Mistaken for a carrot? Markus Zahn stands at his sportscar, which was allegedly damaged by a donkey. Picture: Carolin Eckenfels/dpa via AP.
Mistaken for a carrot? Markus Zahn stands at his sportscar, which was allegedly damaged by a donkey. Picture: Carolin Eckenfels/dpa via AP.
'Vitus' the supercar-munching donkey seen in a calmer moment on his meadow in central Germany. Picture: Hit Radio FFH/dpa via AP.
'Vitus' the supercar-munching donkey seen in a calmer moment on his meadow in central Germany. Picture: Hit Radio FFH/dpa via AP.

Giessen, Germany - If you were a hungry donkey, would you mistake a bright orange McLaren 650S Spider for a carrot?

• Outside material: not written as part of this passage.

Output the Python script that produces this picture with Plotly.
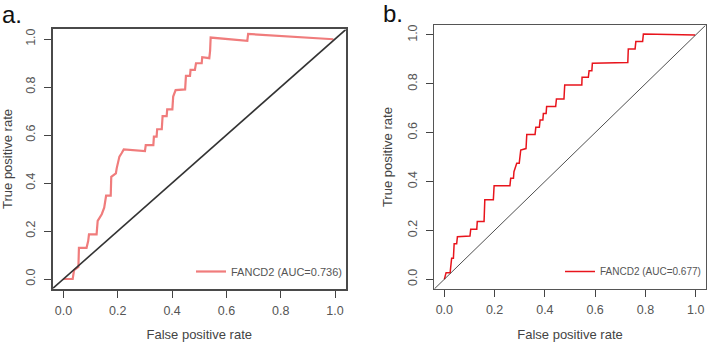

A certain fellow called Vitus did exactly that, and now his owners are in a spot of trouble.

On Thursday, a local court ruled that the donkey's owners must pay for the damage that their animal caused when it bit the rear of a McLaren, harming its paintwork and a carbon fibre panel.

According to a court spokesman, the court was convinced that the donkey had twice bitten the rear of the car during the incident in September 2016, and had caused some 5800 euros (R92 000) in damages.

The owner of the car had been forced to pay for the damages out of his own pocket, and had taken the matter to court after the donkey owners' insurance had only agreed to pay for half of the damages.

The 50-year-old plaintiff arrived at the court on Thursday in the sportscar in question. The donkey, Vitus, on the other hand, was not present, nor were his former owners. According to media reports, the animal now has a new owner.

"Did you know that a dangerous donkey was up to mischief in the area?" the lead judge in the case asked the plaintiff during the proceedings. Given such a curious case, the atmosphere in the courtroom was more jovial than usual.

However, the more important and serious question for the court was whether Vitus really did bite the sportscar, or if the scratches were already there. The car's owner had asserted that his car had no previous paint damage.

The man told the court that he had bought himself the vehicle three years ago, and had briefly wanted to go to the doctor on the day of the incident.

He had wanted to turn around near a field and had started to reverse, but had not seen the donkey until it dived forward and twice bit the rear of the car.

A witness, an employee of the plaintiff, confirmed his report. The court's ruling is not yet legally binding.

The case had already caused a stir when it first surfaced a year ago. At the time, police reported that the donkey might have confused the orange sports car with a giant carrot. 

The donkey's owner allegedly told the McLaren driver that he should have picked a better parking place.